STATED EXERCISE> Go through the material and write it all out exactly, minus the pictures.

SUPPLIED MATERIAL>
## start
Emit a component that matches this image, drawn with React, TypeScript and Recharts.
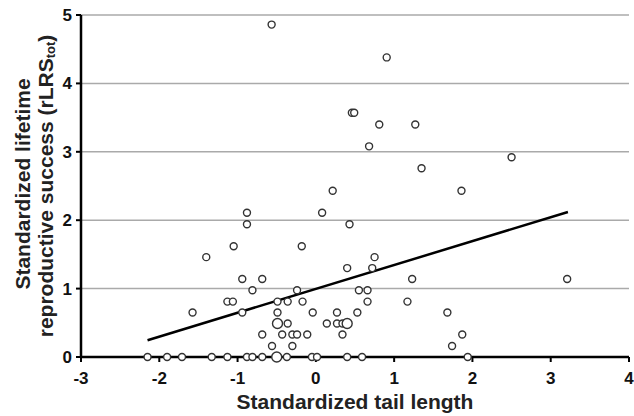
import { CartesianGrid, Label, Scatter, ScatterChart, XAxis, YAxis } from 'recharts'

// Standardized tail length vs. standardized lifetime reproductive success.
// Open circles, one per bird; larger circles mark overlapping points.
const tailLength = [
  -0.565, 0.46, 0.49, 0.905, 0.81, 1.27, 0.68, 2.5, 1.35, 0.215, 1.86,
  -0.88, -0.88, 0.08, 0.43, -1.4, 0.75, -1.05, -0.18, 0.4, 0.72,
  -0.94, -0.685, 1.23, 3.21, -0.81, -0.24, 0.55, 0.66,
  -1.13, -1.06, -0.49, -0.36, -0.17, 0.66, 1.17,
  -1.575, -0.94, -0.49, -0.04, 0.27, 0.53, 1.68,
  -0.36, 0.14, 0.27, 0.34,
  -0.685, -0.43, -0.3, -0.24, -0.11, 0.34, 1.87,
  -0.56, -0.3, 1.74,
  -2.15, -1.9, -1.71, -1.33, -1.13, -0.88, -0.81, -0.685, -0.37, -0.05, 0.015, 0.4, 0.59, 1.94,
]
const rLRS = [
  4.86, 3.57, 3.57, 4.38, 3.4, 3.4, 3.08, 2.92, 2.76, 2.43, 2.43,
  2.11, 1.94, 2.11, 1.94, 1.46, 1.46, 1.62, 1.62, 1.3, 1.3,
  1.14, 1.14, 1.14, 1.14, 0.975, 0.975, 0.975, 0.975,
  0.81, 0.81, 0.81, 0.81, 0.81, 0.81, 0.81,
  0.65, 0.65, 0.65, 0.65, 0.65, 0.65, 0.65,
  0.49, 0.49, 0.49, 0.49,
  0.33, 0.33, 0.33, 0.33, 0.33, 0.33, 0.33,
  0.16, 0.16, 0.16,
  0, 0, 0, 0, 0, 0, 0, 0, 0, 0, 0, 0, 0, 0,
]

// overlapping points, drawn as bigger circles
const bigTail = [-0.49, 0.4, -0.5]
const bigRLRS = [0.49, 0.49, 0]

// fitted regression line end points
const fitTail = [-2.15, 3.22]
const fitRLRS = [0.245, 2.12]

const xTicks = [-3, -2, -1, 0, 1, 2, 3, 4]
const yTicks = [0, 1, 2, 3, 4, 5]

const points = tailLength.map((x, i) => ({ x, y: rLRS[i] }))
const bigPoints = bigTail.map((x, i) => ({ x, y: bigRLRS[i] }))
const fit = fitTail.map((x, i) => ({ x, y: fitRLRS[i] }))

const FONT = '"Liberation Sans", Arial, sans-serif'
const tickStyle = { fill: '#111', fontSize: 17, fontWeight: 'bold', fontFamily: FONT }

const circle = (r: number) => (props: any) => (
  <circle cx={props.cx} cy={props.cy} r={r} fill="#fff" stroke="#333" strokeWidth={1.4} />
)

function YTitle({ viewBox }: any) {
  const cy = viewBox.y + viewBox.height / 2
  return (
    <g fontFamily={FONT} fontWeight="bold" fontSize={21} fill="#222">
      <text x={22} y={cy - 2} transform={`rotate(-90 22 ${cy - 2})`} textAnchor="middle" dominantBaseline="central">
        Standardized lifetime
      </text>
      <text x={45} y={cy} transform={`rotate(-90 45 ${cy})`} textAnchor="middle" dominantBaseline="central">
        reproductive success (rLRS
        <tspan fontSize={13} dy={5}>tot</tspan>
        <tspan dy={-5}>)</tspan>
      </text>
    </g>
  )
}

export default function App() {
  return (
    <div style={{ position: 'absolute', left: 0, top: 0, background: '#fff' }}>
      <ScatterChart width={634} height={416} margin={{ top: 15, right: 5, bottom: 0, left: 0 }}>
        <CartesianGrid vertical={false} stroke="#aaa" strokeWidth={1.5} />
        <XAxis
          type="number"
          dataKey="x"
          domain={[-3, 4]}
          ticks={xTicks}
          height={59}
          axisLine={{ stroke: '#000', strokeWidth: 2.5 }}
          tickLine={{ stroke: '#000', strokeWidth: 2 }}
          tickSize={5}
          tick={tickStyle}
          tickMargin={10}
        >
          <Label
            value="Standardized tail length"
            position="insideBottom"
            offset={7}
            style={{ fill: '#222', fontSize: 21, fontWeight: 'bold', fontFamily: FONT }}
          />
        </XAxis>
        <YAxis
          type="number"
          dataKey="y"
          domain={[0, 5]}
          ticks={yTicks}
          width={81}
          axisLine={{ stroke: '#000', strokeWidth: 2.5 }}
          tickLine={{ stroke: '#000', strokeWidth: 2 }}
          tickSize={5}
          tick={tickStyle}
          tickMargin={4}
        >
          <Label content={<YTitle />} />
        </YAxis>
        <Scatter
          data={fit}
          line={{ stroke: '#000', strokeWidth: 2.5 }}
          shape={() => <g />}
          isAnimationActive={false}
        />
        <Scatter data={points} shape={circle(3.5)} isAnimationActive={false} />
        <Scatter data={bigPoints} shape={circle(5)} isAnimationActive={false} />
      </ScatterChart>
    </div>
  )
}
## end
RESULT OF THE TASK>
Emit a component that matches this image, drawn with React, TypeScript and Recharts.
import { CartesianGrid, Label, Scatter, ScatterChart, XAxis, YAxis } from 'recharts'

// Standardized tail length vs. standardized lifetime reproductive success.
// Open circles, one per bird; larger circles mark overlapping points.
const tailLength = [
  -0.565, 0.46, 0.49, 0.905, 0.81, 1.27, 0.68, 2.5, 1.35, 0.215, 1.86,
  -0.88, -0.88, 0.08, 0.43, -1.4, 0.75, -1.05, -0.18, 0.4, 0.72,
  -0.94, -0.685, 1.23, 3.21, -0.81, -0.24, 0.55, 0.66,
  -1.13, -1.06, -0.49, -0.36, -0.17, 0.66, 1.17,
  -1.575, -0.94, -0.49, -0.04, 0.27, 0.53, 1.68,
  -0.36, 0.14, 0.27, 0.34,
  -0.685, -0.43, -0.3, -0.24, -0.11, 0.34, 1.87,
  -0.56, -0.3, 1.74,
  -2.15, -1.9, -1.71, -1.33, -1.13, -0.88, -0.81, -0.685, -0.37, -0.05, 0.015, 0.4, 0.59, 1.94,
]
const rLRS = [
  4.86, 3.57, 3.57, 4.38, 3.4, 3.4, 3.08, 2.92, 2.76, 2.43, 2.43,
  2.11, 1.94, 2.11, 1.94, 1.46, 1.46, 1.62, 1.62, 1.3, 1.3,
  1.14, 1.14, 1.14, 1.14, 0.975, 0.975, 0.975, 0.975,
  0.81, 0.81, 0.81, 0.81, 0.81, 0.81, 0.81,
  0.65, 0.65, 0.65, 0.65, 0.65, 0.65, 0.65,
  0.49, 0.49, 0.49, 0.49,
  0.33, 0.33, 0.33, 0.33, 0.33, 0.33, 0.33,
  0.16, 0.16, 0.16,
  0, 0, 0, 0, 0, 0, 0, 0, 0, 0, 0, 0, 0, 0,
]

// overlapping points, drawn as bigger circles
const bigTail = [-0.49, 0.4, -0.5]
const bigRLRS = [0.49, 0.49, 0]

// fitted regression line end points
const fitTail = [-2.15, 3.22]
const fitRLRS = [0.245, 2.12]

const xTicks = [-3, -2, -1, 0, 1, 2, 3, 4]
const yTicks = [0, 1, 2, 3, 4, 5]

const points = tailLength.map((x, i) => ({ x, y: rLRS[i] }))
const bigPoints = bigTail.map((x, i) => ({ x, y: bigRLRS[i] }))
const fit = fitTail.map((x, i) => ({ x, y: fitRLRS[i] }))

const FONT = '"Liberation Sans", Arial, sans-serif'
const tickStyle = { fill: '#111', fontSize: 17, fontWeight: 'bold', fontFamily: FONT }

const circle = (r: number) => (props: any) => (
  <circle cx={props.cx} cy={props.cy} r={r} fill="#fff" stroke="#333" strokeWidth={1.4} />
)

function YTitle({ viewBox }: any) {
  const cy = viewBox.y + viewBox.height / 2
  return (
    <g fontFamily={FONT} fontWeight="bold" fontSize={21} fill="#222">
      <text x={22} y={cy - 2} transform={`rotate(-90 22 ${cy - 2})`} textAnchor="middle" dominantBaseline="central">
        Standardized lifetime
      </text>
      <text x={45} y={cy} transform={`rotate(-90 45 ${cy})`} textAnchor="middle" dominantBaseline="central">
        reproductive success (rLRS
        <tspan fontSize={13} dy={5}>tot</tspan>
        <tspan dy={-5}>)</tspan>
      </text>
    </g>
  )
}

export default function App() {
  return (
    <div style={{ position: 'absolute', left: 0, top: 0, background: '#fff' }}>
      <ScatterChart width={634} height={416} margin={{ top: 15, right: 5, bottom: 0, left: 0 }}>
        <CartesianGrid vertical={false} stroke="#aaa" strokeWidth={1.5} />
        <XAxis
          type="number"
          dataKey="x"
          domain={[-3, 4]}
          ticks={xTicks}
          height={59}
          axisLine={{ stroke: '#000', strokeWidth: 2.5 }}
          tickLine={{ stroke: '#000', strokeWidth: 2 }}
          tickSize={5}
          tick={tickStyle}
          tickMargin={10}
        >
          <Label
            value="Standardized tail length"
            position="insideBottom"
            offset={7}
            style={{ fill: '#222', fontSize: 21, fontWeight: 'bold', fontFamily: FONT }}
          />
        </XAxis>
        <YAxis
          type="number"
          dataKey="y"
          domain={[0, 5]}
          ticks={yTicks}
          width={81}
          axisLine={{ stroke: '#000', strokeWidth: 2.5 }}
          tickLine={{ stroke: '#000', strokeWidth: 2 }}
          tickSize={5}
          tick={tickStyle}
          tickMargin={4}
        >
          <Label content={<YTitle />} />
        </YAxis>
        <Scatter
          data={fit}
          line={{ stroke: '#000', strokeWidth: 2.5 }}
          shape={() => <g />}
          isAnimationActive={false}
        />
        <Scatter data={points} shape={circle(3.5)} isAnimationActive={false} />
        <Scatter data={bigPoints} shape={circle(5)} isAnimationActive={false} />
      </ScatterChart>
    </div>
  )
}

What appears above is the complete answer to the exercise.